それと王と王妃が助け出された話もさせていただきます。誰とは言いませんので。」
「了解。ところでアルの仕事って何?」
「医師です。で、この部屋をいただいています。」
「あれ?おじいちゃん先生は?」
「ジリーさま専属で先日引退されましたよ。」
お父様・・・。
「ところで今回のクーデターって何が目的だと思う?」
「それなんですが、よくわからないのです。
あの陛下代理は、権力志向はありますが、身の程を知った人物と思っていましたので。」
「宰相と側近を助け出せばわかるかもね。」
「そうですね。今回の打ち合わせは、そちらの予定です。」
「他のメンバーはいつ来るの?」
「まもなくだと思います。仕事が始まる前に集まる予定です。」
食事が終ってしばらくするとノックの音が聞こえました。
「アル、おはよう。」
「おはよう、シシィ。ギルは?」
「皆と一緒に来ると思うわよ。」
「そっか。」
「よぉ。」ノックもなく扉が開き騎士たちが入ってきました。
「ノックぐらいしろ、まずい時どうするんだ?」
「扉を開かなくしているだろうが。」
「まぁな。」
「さて、アル作戦は?」
「ああ、考えてない。」
「はぁ?なんだと。」
「まずは、情報。調べたことを順に話せ。ギルが皆から聞いているならギルな。」
「あの時間からでは、調べても知れている。宰相と王の側近が反逆罪で捕らえられた。
皆、話もできず連絡も取れず浮き足ったまま、相手の動き待ちって。」
「こちらからの報告。王と王妃はすでに助け出されている。
情報提供者は、暗殺の可能性があるから教えられない。」
「ちょっと待て。そんな話信用できるか。提供者を言え。」
「言うつもりはない。信用できないならそれでかまわない。」
ちょっと、喧嘩させたい訳じゃないけど。
「ちょっと仲間割れしてどうするのよ。ギル、拗ねている場合じゃないでしょう。
まったく、自分にはなんでも話してもらえるとでも思っているのかしら?
アル、もう少し、王と王妃の情報ないの?」
「ああ、薬か魔術で意識不明。
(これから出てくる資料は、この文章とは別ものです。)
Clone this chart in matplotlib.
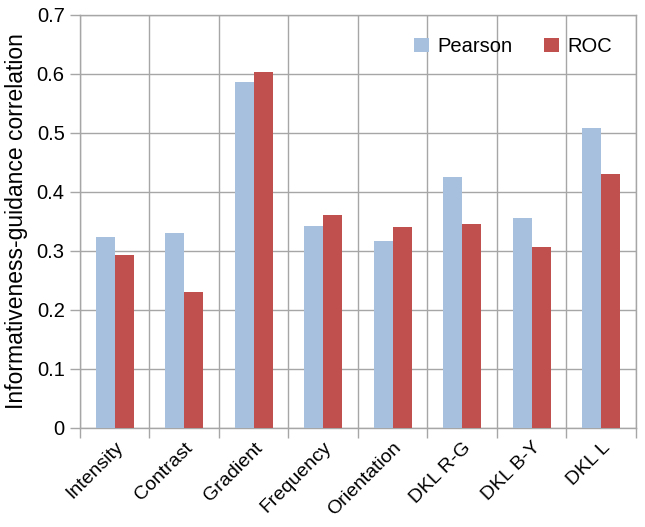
import numpy as np
import matplotlib.pyplot as plt

categories = ['Intensity', 'Contrast', 'Gradient', 'Frequency', 'Orientation',
              'DKL R-G', 'DKL B-Y', 'DKL L']
pearson = [0.324, 0.331, 0.586, 0.342, 0.317, 0.425, 0.356, 0.508]
roc = [0.293, 0.230, 0.603, 0.361, 0.340, 0.346, 0.307, 0.430]
yticks = [0, 0.1, 0.2, 0.3, 0.4, 0.5, 0.6, 0.7]
ytick_labels = ['0', '0.1', '0.2', '0.3', '0.4', '0.5', '0.6', '0.7']

plt.rcParams['font.family'] = ['Liberation Sans', 'DejaVu Sans']
grid_col = '#a6a6a6'

fig = plt.figure(figsize=(6.45, 5.27), dpi=100)
ax = fig.add_axes([0.124, 0.188, 0.862, 0.784])

x = np.arange(len(categories))
w = 0.275
ax.bar(x - w / 2, pearson, w, color='#a7c0de', label='Pearson', zorder=3)
ax.bar(x + w / 2, roc, w, color='#c0504d', label='ROC', zorder=3)

ax.set_xlim(-0.5, len(categories) - 0.5)
ax.set_ylim(0, 0.7)
ax.set_yticks(yticks)
ax.set_yticklabels(ytick_labels, fontsize=14.5)
ax.set_xticks(x)
ax.set_xticklabels(categories, rotation=45, ha='right', rotation_mode='anchor', fontsize=14)
ax.set_xticks(np.arange(-0.5, len(categories)), minor=True)

ax.grid(axis='y', color=grid_col, linewidth=1, zorder=0)
ax.grid(axis='x', which='minor', color=grid_col, linewidth=1, zorder=0)
ax.tick_params(axis='x', which='major', length=0, pad=8)
ax.tick_params(axis='x', which='minor', length=7, color=grid_col, width=1)
ax.tick_params(axis='y', length=7, color=grid_col, width=1, pad=4)
for s in ax.spines.values():
    s.set_color(grid_col)
    s.set_linewidth(1)

ax.set_ylabel('Informativeness-guidance correlation', fontsize=16.5, labelpad=6)

ax.legend(loc='upper right', bbox_to_anchor=(0.99, 0.99), ncol=2, frameon=False,
          fontsize=14.5, handlelength=0.75, handleheight=0.75, columnspacing=1.6,
          handletextpad=0.4)

fig.savefig('out.png', dpi=100)
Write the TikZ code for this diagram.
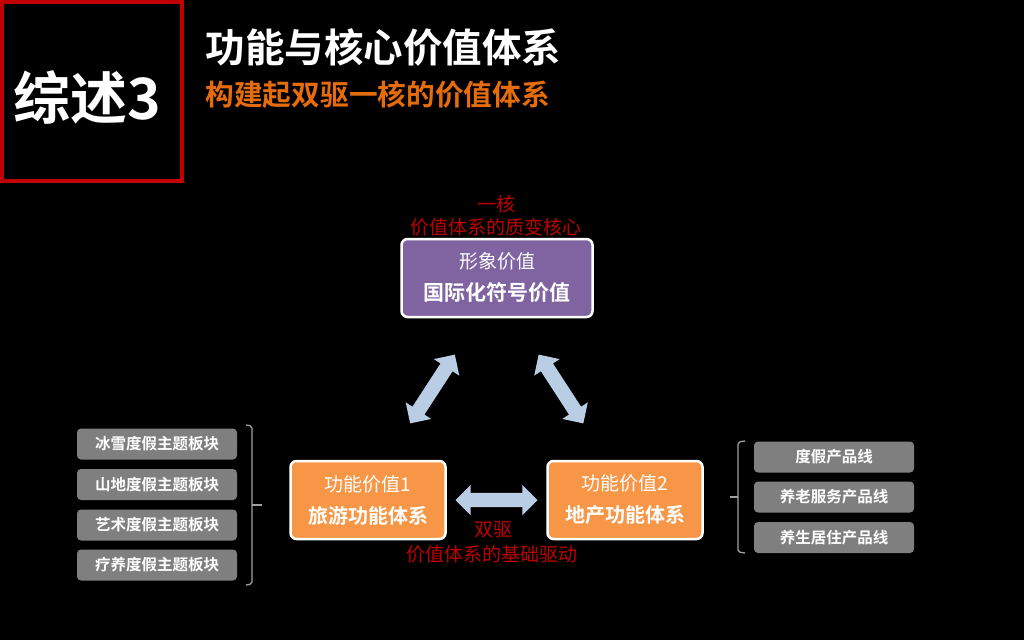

情報者の知り合いが治療中。
俺が診たかったというのが本音。教えてもらったのは、以上。」
「そっか、誰も知らないから手が出せないってことね。」
「ああ、俺を拘束して聞き出そうとしても、それ以上知らないから無駄になる。
たぶん、情報提供者を聞き出しても、顔を知らないから無駄だろうなぁ。」
「なんか不思議な話になってない?」
「そっか?で、現在ここにいるメンバーはこちら側ってことでいいのか?」
「ああ、皆、陛下代理側の身内もいない。」
「それじゃあ、今日の予定だが、宰相と王の側近の居場所・状況を探ってくれ。」
「妥当だな。今日は、解散。」ギルの号令で本人も一緒に部屋から出て行きました。